The Autumn Budget announcement of a consultation into private sector IR35 reforms prompted a call to arms for contractors. Many have raised the issue with their MP in a bid to prevent a decision which could mean considerable damage caused to flexible working in the UK.
Unfortunately, some responses have been particularly disappointing, with certain MPs demonstrating that they aren’t willing to take the necessary steps to protect the interests of their constituents.
One in particular, a response to a contractor from Phillip Lee, MP for Bracknell, looks as if it was copied and pasted straight out of the gospel according to HMRC. Below we dissect Lee’s feeble response, and equip you to challenge your MP if they fail to take action.
A fundamental misunderstanding of IR35
“It is only fair that when two individuals are doing the same job in the same way, they pay broadly the same tax; that is what the off-payroll working rules are designed to achieve.”

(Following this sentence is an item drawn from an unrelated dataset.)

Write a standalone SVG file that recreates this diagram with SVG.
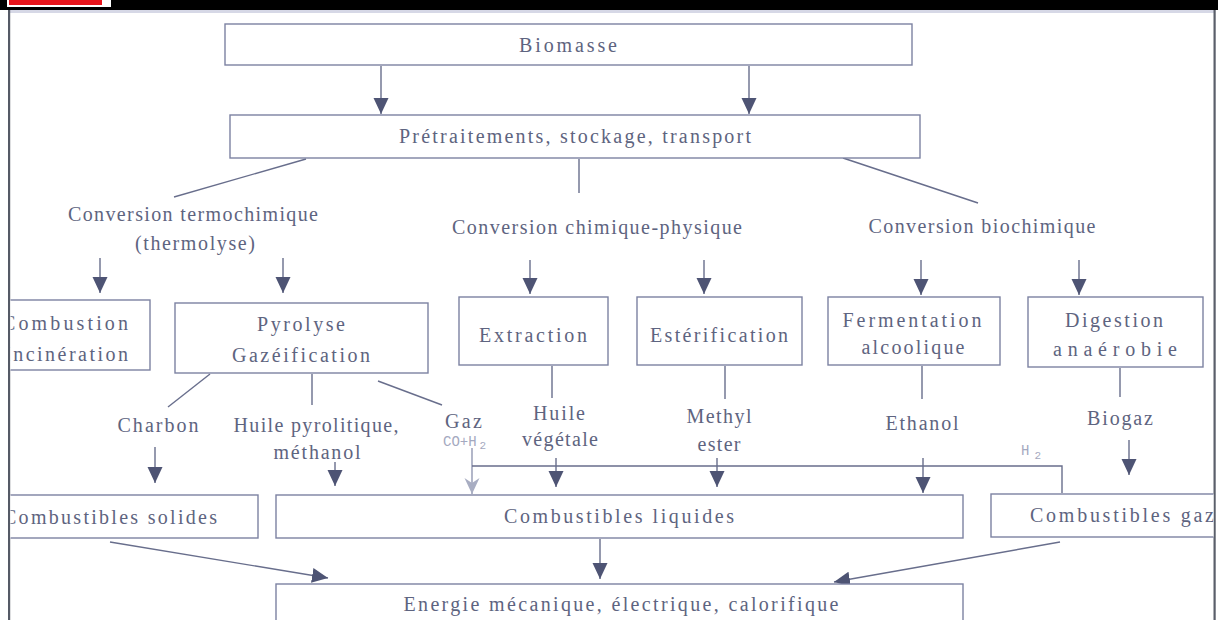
<svg xmlns="http://www.w3.org/2000/svg" width="1218" height="620" viewBox="0 0 1218 620">
<style>
.box{fill:#fff;stroke:#7c82a2;stroke-width:1.4}
.t{font-family:"Liberation Serif","Times New Roman",serif;font-size:20px;fill:#5e6480}
.m{text-anchor:middle}
.mono{font-family:"Liberation Mono","DejaVu Sans Mono",monospace;font-size:14px;fill:#a4a9c0}
.ln{fill:none;stroke:#686e8c;stroke-width:1.4}
.ar{fill:none;stroke:#686e8c;stroke-width:1.4;marker-end:url(#ah)}
</style>
<defs>
<marker id="ah" markerUnits="userSpaceOnUse" markerWidth="18" markerHeight="18" viewBox="0 0 18 18" refX="16" refY="9" orient="auto">
<path d="M0,1.5 L16,9 L0,16.5 Z" fill="#4e5474"/>
</marker>
<marker id="ahl" markerUnits="userSpaceOnUse" markerWidth="18" markerHeight="18" viewBox="0 0 18 18" refX="16" refY="9" orient="auto">
<path d="M0,1.5 L16,9 L0,16.5 L5,9 Z" fill="#a8adc2"/>
</marker>
<clipPath id="clip"><rect x="10.5" y="10" width="1203" height="610"/></clipPath>
</defs>
<rect x="0" y="0" width="1218" height="620" fill="#fff"/>
<rect x="0" y="0" width="1218" height="10" fill="#000"/>
<rect x="10" y="10" width="1204" height="3" fill="#d6d8e6"/>
<rect x="7" y="0" width="104" height="7" fill="#fff"/>
<rect x="9" y="0" width="93" height="5" fill="#e8141c"/>
<rect x="8" y="10" width="2.2" height="610" fill="#555a66"/>
<rect x="1213.5" y="10" width="2.2" height="610" fill="#5a5f6a"/>

<g clip-path="url(#clip)">
<g id="connectors">
<line class="ar" x1="381" y1="66" x2="381" y2="114"/>
<line class="ar" x1="749" y1="66" x2="749" y2="114"/>
<line class="ln" x1="306" y1="159" x2="174" y2="197"/>
<line class="ln" x1="579" y1="159" x2="579" y2="193"/>
<line class="ln" x1="843" y1="158" x2="978" y2="203"/>
<line class="ar" x1="100" y1="258" x2="100" y2="293"/>
<line class="ar" x1="283" y1="258" x2="283" y2="293"/>
<line class="ar" x1="530" y1="260" x2="530" y2="294"/>
<line class="ar" x1="704" y1="260" x2="704" y2="294"/>
<line class="ar" x1="921" y1="260" x2="921" y2="295"/>
<line class="ar" x1="1079" y1="260" x2="1079" y2="295"/>
<line class="ln" x1="210" y1="374" x2="168" y2="407"/>
<line class="ln" x1="312" y1="374" x2="312" y2="405"/>
<line class="ln" x1="378" y1="381" x2="442" y2="405"/>
<line class="ln" x1="552" y1="366" x2="552" y2="398"/>
<line class="ln" x1="725" y1="366" x2="725" y2="399"/>
<line class="ln" x1="922" y1="366" x2="922" y2="399"/>
<line class="ln" x1="1120" y1="368" x2="1120" y2="397"/>
<line class="ar" x1="155" y1="447" x2="155" y2="483"/>
<line class="ar" x1="335" y1="462" x2="335" y2="486"/>
<line x1="472" y1="448" x2="472" y2="494" stroke="#9298b2" stroke-width="1.4" marker-end="url(#ahl)"/>
<polyline class="ln" points="472,466 1062,466 1062,493"/>
<line class="ar" x1="556" y1="458" x2="556" y2="487"/>
<line class="ar" x1="717" y1="458" x2="717" y2="487"/>
<line class="ar" x1="923" y1="458" x2="923" y2="493"/>
<line class="ar" x1="1129" y1="440" x2="1129" y2="475"/>
<line class="ar" x1="110" y1="542" x2="328" y2="578"/>
<line class="ar" x1="600" y1="539" x2="600" y2="579"/>
<line class="ar" x1="1060" y1="542" x2="834" y2="582"/>
</g>

<g id="biomasse"><rect class="box" x="225" y="24" width="687" height="41"/>
<text class="t m" x="568" y="52" textLength="98" lengthAdjust="spacing">Biomasse</text></g>
<g id="pretraitements"><rect class="box" x="230" y="115" width="690" height="43"/>
<text class="t m" x="575" y="143" textLength="352" lengthAdjust="spacing">Prétraitements, stockage, transport</text></g>

<g id="conv-thermo"><text class="t m" x="193" y="221" textLength="250" lengthAdjust="spacing">Conversion termochimique</text>
<text class="t m" x="195" y="250" textLength="120" lengthAdjust="spacing">(thermolyse)</text></g>
<g id="conv-chim"><text class="t m" x="597" y="234" textLength="290" lengthAdjust="spacing">Conversion chimique-physique</text></g>
<g id="conv-bio"><text class="t m" x="982" y="233" textLength="227" lengthAdjust="spacing">Conversion biochimique</text></g>

<g id="combustion"><rect class="box" x="-5" y="300" width="155" height="70"/>
<text class="t" x="2" y="330" textLength="126" lengthAdjust="spacing">Combustion</text>
<text class="t" x="4" y="361" textLength="124" lengthAdjust="spacing">Incinération</text></g>
<g id="pyrolyse"><rect class="box" x="175" y="303" width="253" height="70"/>
<text class="t m" x="301" y="331" textLength="88" lengthAdjust="spacing">Pyrolyse</text>
<text class="t m" x="301" y="362" textLength="138" lengthAdjust="spacing">Gazéification</text></g>
<g id="extraction"><rect class="box" x="459" y="297" width="149" height="68"/>
<text class="t m" x="533" y="342" textLength="108" lengthAdjust="spacing">Extraction</text></g>
<g id="esterification"><rect class="box" x="637" y="297" width="165" height="68"/>
<text class="t m" x="719" y="342" textLength="138" lengthAdjust="spacing">Estérification</text></g>
<g id="fermentation"><rect class="box" x="828" y="297" width="172" height="68"/>
<text class="t m" x="912" y="327" textLength="139" lengthAdjust="spacing">Fermentation</text>
<text class="t m" x="913" y="354" textLength="103" lengthAdjust="spacing">alcoolique</text></g>
<g id="digestion"><rect class="box" x="1028" y="297" width="175" height="70"/>
<text class="t m" x="1114" y="327" textLength="98" lengthAdjust="spacing">Digestion</text>
<text class="t m" x="1115" y="356" textLength="124" lengthAdjust="spacing">anaérobie</text></g>

<g id="charbon"><text class="t m" x="158" y="432" textLength="81" lengthAdjust="spacing">Charbon</text></g>
<g id="huile-pyro"><text class="t m" x="316" y="432" textLength="165" lengthAdjust="spacing">Huile pyrolitique,</text>
<text class="t m" x="317" y="459" textLength="87" lengthAdjust="spacing">méthanol</text></g>
<g id="gaz"><text class="t" x="445" y="428" textLength="37" lengthAdjust="spacing">Gaz</text>
<text class="mono" x="443" y="446">CO+H<tspan dx="3" dy="3" font-size="11">2</tspan></text></g>
<g id="huile-veg"><text class="t m" x="559" y="420" textLength="52" lengthAdjust="spacing">Huile</text>
<text class="t m" x="560" y="446" textLength="76" lengthAdjust="spacing">végétale</text></g>
<g id="methyl"><text class="t m" x="719" y="423" textLength="65" lengthAdjust="spacing">Methyl</text>
<text class="t m" x="719" y="451" textLength="43" lengthAdjust="spacing">ester</text></g>
<g id="ethanol"><text class="t m" x="922" y="430" textLength="73" lengthAdjust="spacing">Ethanol</text></g>
<g id="biogaz"><text class="t m" x="1120" y="425" textLength="66" lengthAdjust="spacing">Biogaz</text></g>
<g id="h2"><text class="mono" x="1021" y="455">H<tspan dx="5" dy="4" font-size="11">2</tspan></text></g>

<g id="comb-solides"><rect class="box" x="-5" y="495" width="263" height="43"/>
<text class="t" x="3" y="524" textLength="214" lengthAdjust="spacing">Combustibles solides</text></g>
<g id="comb-liquides"><rect class="box" x="276" y="495" width="687" height="43"/>
<text class="t m" x="619" y="523" textLength="230" lengthAdjust="spacing">Combustibles liquides</text></g>
<g id="comb-gaz"><rect class="box" x="991" y="494" width="240" height="43"/>
<text class="t" x="1030" y="522" textLength="184" lengthAdjust="spacing">Combustibles gaz</text></g>
<g id="energie"><rect class="box" x="276" y="584" width="687" height="50"/>
<text class="t m" x="621" y="611" textLength="435" lengthAdjust="spacing">Energie mécanique, électrique, calorifique</text></g>
</g>
</svg>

Two paragraphs in and our MP has already regurgitated HMRC’s mantra. The same job and therefore same tax argument is nothing more than an HMRC aspiration. It has no basis in law, be it IR35 or any other form of legislation, and for good reason.
If Lee had been doing his job as an MP, he would have researched and found that a proportionally similar amount is already deducted from contractor and permanent employee earnings – something HMRC apparently still hasn’t grasped.
The only shortfall that HMRC suffers is that it can’t claim Employers National Insurance (NI) contributions in a contractor’s case, for the simple fact that they have no employer.
Unfortunately, rather than acknowledging this, Lee instead seems happy providing another passive outlet for HMRC’s mistruths.
The cost of non-compliance – where’s the evidence?
“Non-compliance costs the taxpayer billions of pounds every year, and it has been clear for some time that IR35 isn’t effective enough.”
Lee is right in pointing out that IR35 isn’t effective. But then again Government never gave itself much of a chance introducing legislation where the tax take is dependent on:
- Thousands of contractors self-assessing themselves as being ‘employed’
- The same contractors paying additional taxes that would have been paid by their employer if they genuinely were employed
- The contractors doing so whilst foregoing any employment rights whatsoever
Our MP goes on to quote the supposed cost of non-compliance to taxpayers. This is another figure which HMRC and Government are happy to quote for the purpose of shock value, yet cannot attribute to any tangible research:
“The Government is monitoring the impact of this change [public sector reform], and the initial evidence suggests that it has been successful in improving compliance. However, the cost of non-compliance in the private sector is still growing and will cost taxpayers £1.2bn a year by 2022-23. Therefore, a possible next step would be to extend these reforms to the private sector.”
Another key oversight here is that contractors charge more than their equivalent permanent salary. This is partly because they are compensating for the omission of employment rights, and part due to trends in the free market economy.
HMRC should have figured this out by now, but in the vast majority of cases, if a contractor earns more money than an employee, they also pay more tax.
Don’t fancy writing your own letter? Why not copy and paste?
The next paragraph, which has literally been lifted from the Autumn Budget document, cites the impending Government consultation:
“It is vital that any potential changes take account of the needs of the businesses and individuals who would be expected to implement them. That is why the Government has said it will carefully consult on reform in the private sector, drawing on the experience of the public sector reforms, including through external research it has already commissioned.”
What it fails to mention is the research conducted excludes the input of contractors and contracting stakeholders. Following suit from the events preceding the public sector rollout, it looks as though the research will effectively be used as a smokescreen to help garner support for changes in the private sector.
Lee concludes with a near-correct definition of IR35, contradicting almost everything that came before it:
“IR35 only applies to those who work like employees and would have been employed were they not working through a company. Genuinely self-employed individuals continue to be unaffected.”
To round things off, Lee recites HMRC verbatim once more. Anybody in the contract sector knows that this claim is ludicrous. There is an ever-growing body of evidence proving otherwise, which HMRC and Government continue to ignore.
IR35 private sector reforms - is your MP listening?
Unfortunately, this response is just one of many examples of an MP failing to take the time to address a concern of their constituents. Lee and other MPs need to understand that IR35 presents a serious threat to contractors, UK plc and even HMRC.
It will mean an end to flexible working as we know it, reduce firm’s access to key skills and, contrary to HMRC’s intentions, encourage non-compliance with the tax code.
If your MP, like Lee, is content with reciting HMRC’s flawed logic and its unfounded figures as an alternative to doing their job, place the evidence in front of them. There have been numerous studies by ContractorCalculator and other stakeholders into the crippling impact of the reforms on the public sector and specifically the NHS.
If your MP isn’t listening, you need to make enough noise until they are forced to. Make sure they hear both sides of the story, and not just the taxman’s propaganda.